■ GOAL
Starting at the first line of the data, print each line verbatim up to and including the line bearing "-- (22.5,-14.5) -- (22.5,-6.5)", omitting pictures.

· · · · · · ·

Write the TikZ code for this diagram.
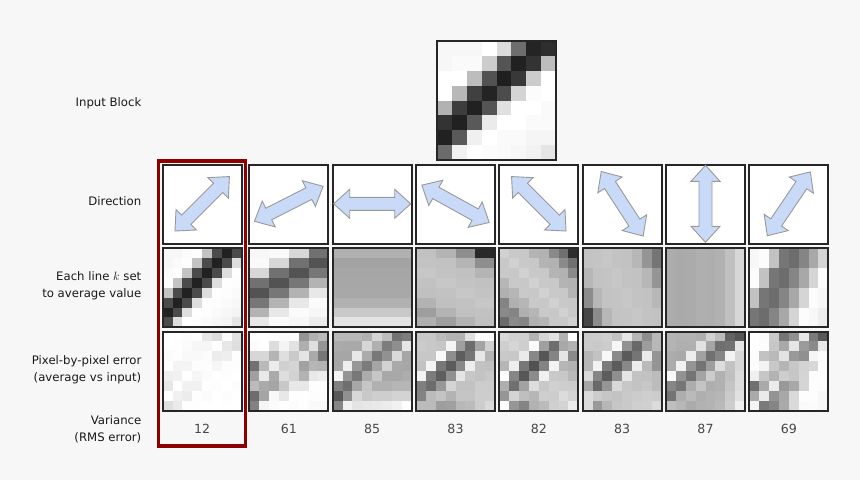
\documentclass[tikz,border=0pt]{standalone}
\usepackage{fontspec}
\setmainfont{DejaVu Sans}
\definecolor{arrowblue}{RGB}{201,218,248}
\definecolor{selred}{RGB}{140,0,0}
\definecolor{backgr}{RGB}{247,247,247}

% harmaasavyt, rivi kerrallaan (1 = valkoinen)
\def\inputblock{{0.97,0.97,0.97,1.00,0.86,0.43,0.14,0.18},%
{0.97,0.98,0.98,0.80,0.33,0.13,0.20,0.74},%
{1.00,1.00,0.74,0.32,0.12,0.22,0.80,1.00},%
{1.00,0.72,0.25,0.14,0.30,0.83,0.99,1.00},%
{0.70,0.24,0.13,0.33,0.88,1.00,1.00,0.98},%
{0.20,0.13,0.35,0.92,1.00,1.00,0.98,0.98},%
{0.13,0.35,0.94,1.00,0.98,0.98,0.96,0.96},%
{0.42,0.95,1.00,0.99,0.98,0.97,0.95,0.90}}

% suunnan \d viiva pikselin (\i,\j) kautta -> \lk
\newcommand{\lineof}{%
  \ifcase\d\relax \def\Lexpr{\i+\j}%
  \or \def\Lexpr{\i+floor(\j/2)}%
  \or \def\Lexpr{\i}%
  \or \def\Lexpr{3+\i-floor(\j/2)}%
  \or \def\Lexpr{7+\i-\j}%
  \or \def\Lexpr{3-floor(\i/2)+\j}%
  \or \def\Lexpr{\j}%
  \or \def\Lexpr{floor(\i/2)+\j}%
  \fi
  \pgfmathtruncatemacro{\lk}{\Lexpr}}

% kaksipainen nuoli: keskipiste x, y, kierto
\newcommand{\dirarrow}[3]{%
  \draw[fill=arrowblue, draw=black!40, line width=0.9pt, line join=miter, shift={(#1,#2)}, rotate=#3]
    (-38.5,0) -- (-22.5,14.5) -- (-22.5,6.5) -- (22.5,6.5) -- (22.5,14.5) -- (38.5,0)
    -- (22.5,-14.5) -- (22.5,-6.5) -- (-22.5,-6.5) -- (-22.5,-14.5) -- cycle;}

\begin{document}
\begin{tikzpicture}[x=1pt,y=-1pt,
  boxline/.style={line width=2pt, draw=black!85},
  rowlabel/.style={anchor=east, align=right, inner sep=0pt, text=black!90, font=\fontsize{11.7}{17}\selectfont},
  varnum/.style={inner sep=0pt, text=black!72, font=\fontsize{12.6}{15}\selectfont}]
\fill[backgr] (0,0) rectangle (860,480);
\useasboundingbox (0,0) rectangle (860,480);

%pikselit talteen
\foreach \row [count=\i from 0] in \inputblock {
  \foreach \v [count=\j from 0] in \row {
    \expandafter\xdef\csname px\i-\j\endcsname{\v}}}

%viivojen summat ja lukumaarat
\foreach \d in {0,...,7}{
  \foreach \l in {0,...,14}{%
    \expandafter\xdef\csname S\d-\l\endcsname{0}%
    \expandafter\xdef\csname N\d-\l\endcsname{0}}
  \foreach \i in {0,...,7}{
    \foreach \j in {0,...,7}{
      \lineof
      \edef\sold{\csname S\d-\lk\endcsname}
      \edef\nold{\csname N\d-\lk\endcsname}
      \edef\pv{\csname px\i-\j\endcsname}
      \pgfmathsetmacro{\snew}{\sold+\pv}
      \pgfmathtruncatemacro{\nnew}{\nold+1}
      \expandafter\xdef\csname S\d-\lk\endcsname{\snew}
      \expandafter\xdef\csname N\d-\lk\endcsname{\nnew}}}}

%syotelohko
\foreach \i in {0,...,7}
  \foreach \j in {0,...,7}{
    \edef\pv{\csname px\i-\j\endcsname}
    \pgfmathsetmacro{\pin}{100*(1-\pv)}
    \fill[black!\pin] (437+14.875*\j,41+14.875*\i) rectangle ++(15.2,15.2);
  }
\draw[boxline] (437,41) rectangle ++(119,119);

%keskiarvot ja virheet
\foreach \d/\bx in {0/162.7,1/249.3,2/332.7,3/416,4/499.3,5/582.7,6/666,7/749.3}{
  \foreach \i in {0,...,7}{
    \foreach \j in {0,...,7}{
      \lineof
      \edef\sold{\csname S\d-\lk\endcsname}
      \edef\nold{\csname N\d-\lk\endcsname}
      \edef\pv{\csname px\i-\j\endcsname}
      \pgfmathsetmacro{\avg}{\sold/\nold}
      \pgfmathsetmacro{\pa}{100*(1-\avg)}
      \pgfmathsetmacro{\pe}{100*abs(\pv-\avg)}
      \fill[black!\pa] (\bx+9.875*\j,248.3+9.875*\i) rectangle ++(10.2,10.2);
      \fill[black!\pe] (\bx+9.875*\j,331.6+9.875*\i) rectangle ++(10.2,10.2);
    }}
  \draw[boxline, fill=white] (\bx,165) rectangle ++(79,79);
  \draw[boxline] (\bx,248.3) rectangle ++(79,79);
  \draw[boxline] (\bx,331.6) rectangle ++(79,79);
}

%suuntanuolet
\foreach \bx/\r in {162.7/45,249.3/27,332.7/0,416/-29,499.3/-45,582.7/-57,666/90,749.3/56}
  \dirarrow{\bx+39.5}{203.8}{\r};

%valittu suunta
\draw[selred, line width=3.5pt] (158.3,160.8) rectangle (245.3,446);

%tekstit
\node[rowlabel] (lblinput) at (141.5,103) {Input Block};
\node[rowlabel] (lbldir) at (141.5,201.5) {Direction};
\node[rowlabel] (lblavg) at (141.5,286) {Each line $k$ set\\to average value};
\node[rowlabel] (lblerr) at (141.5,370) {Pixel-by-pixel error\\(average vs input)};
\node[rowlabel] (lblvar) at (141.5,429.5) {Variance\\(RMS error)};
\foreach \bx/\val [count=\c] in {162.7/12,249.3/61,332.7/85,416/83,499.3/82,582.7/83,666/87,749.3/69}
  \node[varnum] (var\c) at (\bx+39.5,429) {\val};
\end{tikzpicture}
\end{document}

· · · · · · ·

■ SOLUTION BELOW
Write the TikZ code for this diagram.
\documentclass[tikz,border=0pt]{standalone}
\usepackage{fontspec}
\setmainfont{DejaVu Sans}
\definecolor{arrowblue}{RGB}{201,218,248}
\definecolor{selred}{RGB}{140,0,0}
\definecolor{backgr}{RGB}{247,247,247}

% harmaasavyt, rivi kerrallaan (1 = valkoinen)
\def\inputblock{{0.97,0.97,0.97,1.00,0.86,0.43,0.14,0.18},%
{0.97,0.98,0.98,0.80,0.33,0.13,0.20,0.74},%
{1.00,1.00,0.74,0.32,0.12,0.22,0.80,1.00},%
{1.00,0.72,0.25,0.14,0.30,0.83,0.99,1.00},%
{0.70,0.24,0.13,0.33,0.88,1.00,1.00,0.98},%
{0.20,0.13,0.35,0.92,1.00,1.00,0.98,0.98},%
{0.13,0.35,0.94,1.00,0.98,0.98,0.96,0.96},%
{0.42,0.95,1.00,0.99,0.98,0.97,0.95,0.90}}

% suunnan \d viiva pikselin (\i,\j) kautta -> \lk
\newcommand{\lineof}{%
  \ifcase\d\relax \def\Lexpr{\i+\j}%
  \or \def\Lexpr{\i+floor(\j/2)}%
  \or \def\Lexpr{\i}%
  \or \def\Lexpr{3+\i-floor(\j/2)}%
  \or \def\Lexpr{7+\i-\j}%
  \or \def\Lexpr{3-floor(\i/2)+\j}%
  \or \def\Lexpr{\j}%
  \or \def\Lexpr{floor(\i/2)+\j}%
  \fi
  \pgfmathtruncatemacro{\lk}{\Lexpr}}

% kaksipainen nuoli: keskipiste x, y, kierto
\newcommand{\dirarrow}[3]{%
  \draw[fill=arrowblue, draw=black!40, line width=0.9pt, line join=miter, shift={(#1,#2)}, rotate=#3]
    (-38.5,0) -- (-22.5,14.5) -- (-22.5,6.5) -- (22.5,6.5) -- (22.5,14.5) -- (38.5,0)
    -- (22.5,-14.5) -- (22.5,-6.5) -- (-22.5,-6.5) -- (-22.5,-14.5) -- cycle;}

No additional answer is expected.